The state is thought to be in relatively good shape compared with its neighbors — abundant with rivers and lakes and not so industrialized. But water use rose far more than the 60 percent increase in population between 1960 and 2000, said Amanda Staudt, federation climate scientist.

"This increase reflects in part that South Carolina water use was quite low in 1960," she conceded. But "the biggest contributor to this increase is the use of water for thermoelectric power generation, which accounts for 80 percent of the freshwater usage in the state."

The federation released the report Thursday, joining a series of environmental groups calling for state control of who withdraws how much water from its rivers and lakes, as well steps to reduce electricity consumption and shift to clean energy alternatives — to save water as well as combat climate warming.

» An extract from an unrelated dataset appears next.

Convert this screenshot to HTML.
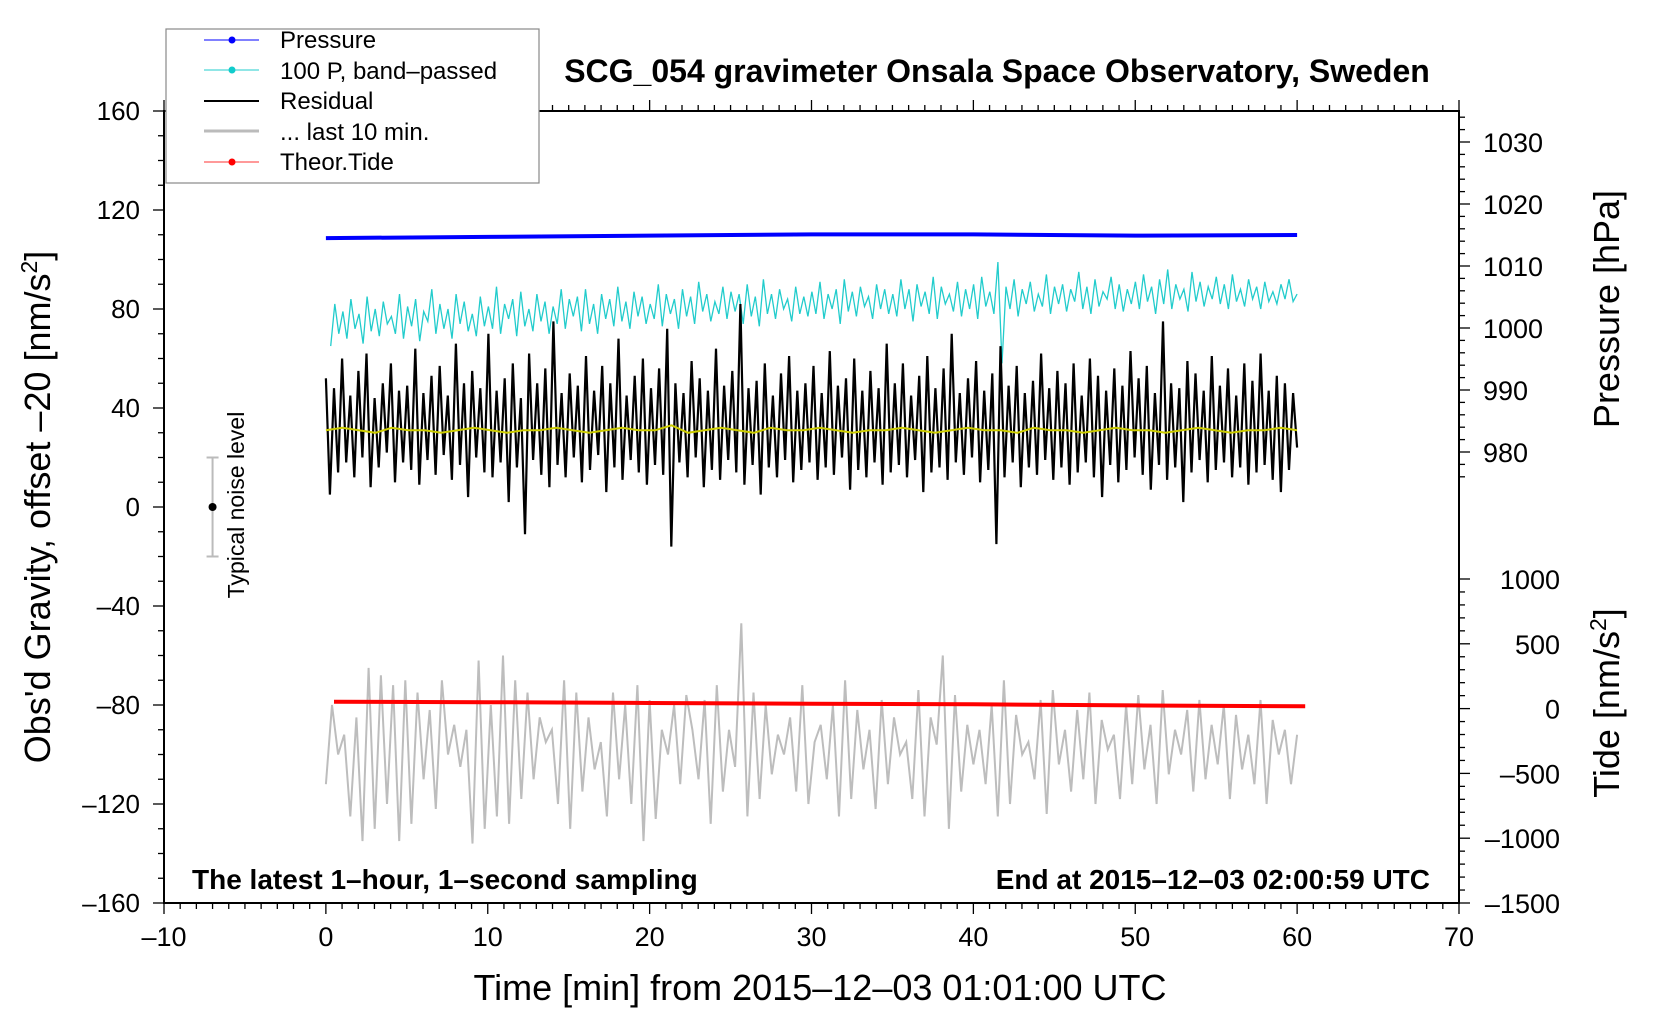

An attempt to permit large-scale water withdrawals is now stalled in the state Legislature by lobbyists for both environmental and manufacturing interests.

Lewis Gossett, S.C. Manufacturers Alliance president, on Thursday had not seen the study. But he said the key is how much water is available, not how much you use.

"We can see the need for a water plan, but it needs to be science-based. That's where our disagreement is. Our great concern is, don't throw out the baby with the bath water — don't destroy economic growth with an overly restrictive plan," he said.

Increasing demand for water in the rapidly developing Southeast, exacerbated by recent droughts, is beginning to cause water shortages, pushing the region into Western-style legal "water wars."

The report joins a number of studies raising an alarm that the situation will continue to worsen as water supplies diminish to factors such as saltwater intrusion and drier conditions spurred by climate warming.

South Carolina is suing North Carolina over proposed water withdrawals out of its Catawba basin. The lawsuit is now being heard by the U.S. Supreme Court; it's in the early stage of collecting depositions and other information.

The Catawba flows from that state and joins South Carolina rivers, eventually providing nearly half the water that flows into the Marion-Moultrie lakes, the source of drinking water for most of the Lowcountry.